Follow this link to get the mysql-connector (Python Driver for MySQL — Connector/Python) select your operating system, in my case this was MAC. Install via the following:
sudo python3 -m pip install mysql-connector
Once installed you will have the ability to import and connect to a MySQL db.
If you have a Database, or once you have created your database you can perform a similar, db specific, connection:
Now I had originally included the SQL dump to create the initial db, with dummy data, this can be found in GitHub BUT I have since updated my script to run this database creation auto-MAGICALLY when you run Main.py — this is something I should have completed in my original submission.
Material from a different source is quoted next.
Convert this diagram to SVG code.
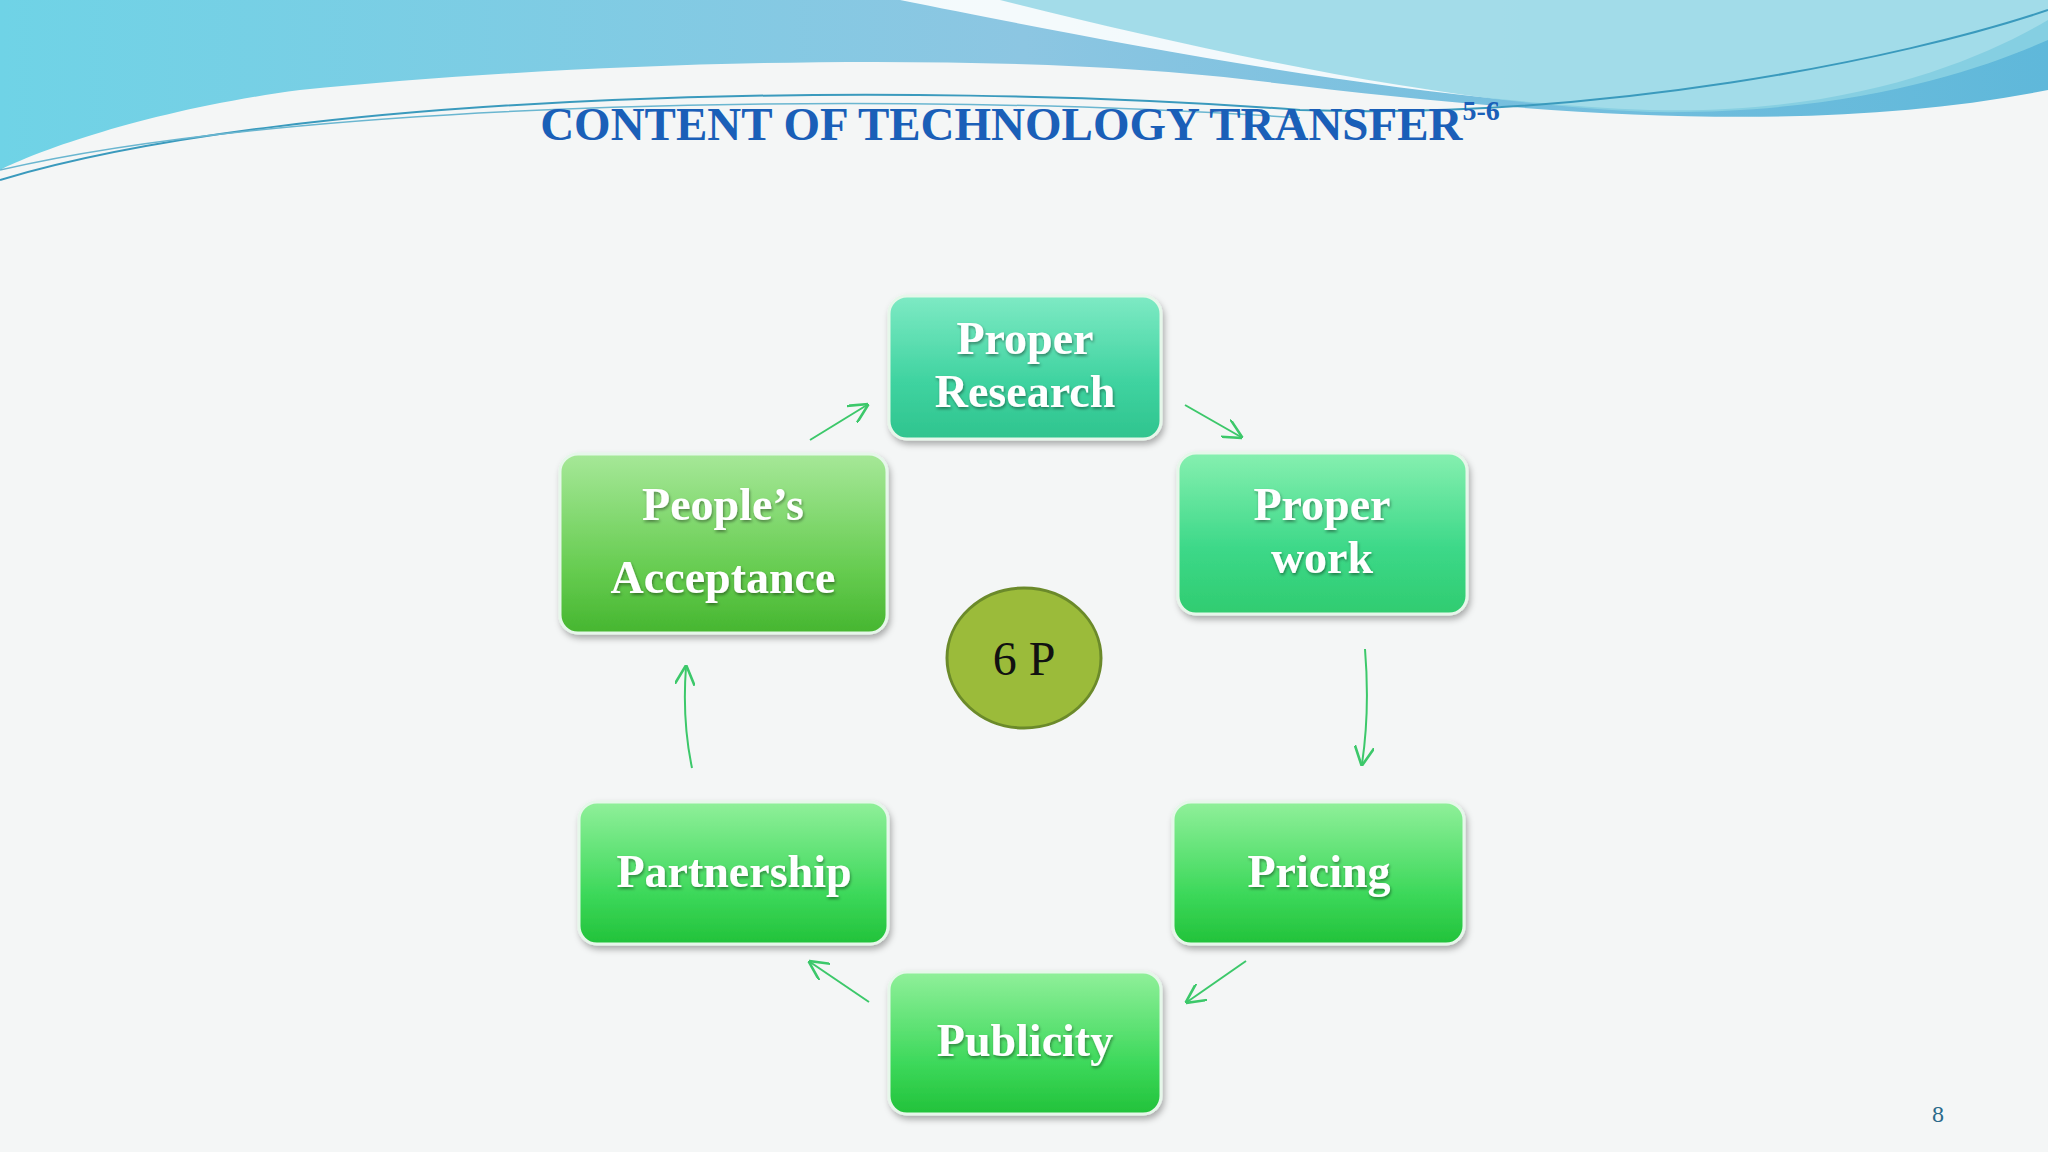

See our function for initial database creation from sql:
Database & Data warehouse
As my report makes clear we have a requirement to store data in a relational database. Tables I decided to implement are as follows:
Users, Location, Session, Plan, Project — this data will supply a nice sample for ETL and metric gathering, and allow for expansion/improvement and recommendations.
Extended Model: My original db would allow for additional app features, and the subsequent data generated from use. I diagramed an extension of the initial model which suggests ‘Projects’ should allow for ‘Tasks’ and ‘Comments’ on said ‘Tasks’ (think Jira). These simple additions would provide engagement data as well as indication of task completion RATE, similar to burn-down, which is far more insightful with regard to incremental progress; a 'Project' may takes months to complete and we would be left with little to no data with regard to the progress between ‘Project’ creation and ‘Project’ completion.
I think its always a good idea to go beyond the assignment requirements and add suggestions as to where you could go; always keep in mind how you might allow for the addition of new features or ‘scale up’ in the future — this is a VERY real situation in the workplace; not only does this show that you are able to relate the data and assignment to its real world application, it shows you were considering the future in your initial designs.
ETL to Data Warehouse
ETL is the general procedure of copying data from one or more sources into a destination system which represents the data differently from the source(s) or in a different context than the source(s) — wikipedia.org
Due to the simplicity of our database I chose the Star schema for our data warehouse/datamart. We have a single fact table and only 4 dimension tables. This simplifies the data (Joins) and allows us to easily search for the data points we care about.
The star schema separates business process data into facts, which hold the measurable, quantitative data about a business, and dimensions which are descriptive attributes related to fact data — wikipedia.org
Our transformation is rudimentary in this case, see requirements, this means we have done the near minimum with regard to transformation or data cleaning (this project was under a very short timeline). We have, as a small example, separated our dateTime into Month, Day, Year and joined our tables as need be.
Python performs our migration of data to the data warehouse without use of any libraries, looking back this was likely a mistake on my part. You should always, unless explicitly asked to do otherwise, leverage existing tools and libraries; ‘re-inventing’ the wheel goes against Computer Science principals of efficiency and opens the door to well known points of failure, it also wastes time that could be better spent elsewhere.
In my original report I do make some recommendations for the App in accordance with my extended database model. Again you can find the full report HERE for review.
Now, the code was not initially abstracted well at all, as you can see:
Essentially, everything including my SQL was in a single Python file.
I have addressed this prior to pushing my, somewhat updated, Python script. Here you can see the updated code, abstracted for simplification and elimination of repetition (DRY) - it’s much simpler:
To be clear I can say with confidence I made a few mistakes in my original attempt at this project, I have incorporated some of the feedback I received here:
- I did not script for initial db creation, rather I supplied a db.sql sql dump for manual db generation — you should not assume a reviewer has the time or skill to preform any setup, not only that but this instantly leaves the impression that we a) lack the skill or b) are too lazy to follow up with the details.
- I failed to abstract my code well — a major red-flag for reviewers.
- I did not leverage existing tools and libraries (Pandas) — this is wasteful and error prone; I could have better spent my time improving or elaborating on the project had I properly leveraged existing libraries.
- I did not include a robust ETL process with extensive examples of transformation/cleaning — this is very important to the ETL process, you may have heard of the 80/20 dilemma; by largely ignoring this part of the assignment (although not specified in the criteria) I have shown my ignorance with regard to what is important.
Now for the most part I have corrected 1 & 2, I expect I may revisit this project in the near future. For the time being I hope you enjoyed seeing what kind of interview project you might expect while interviewing for an intermediate Business Intelligence Analyst and what may be some common pitfalls to avoid.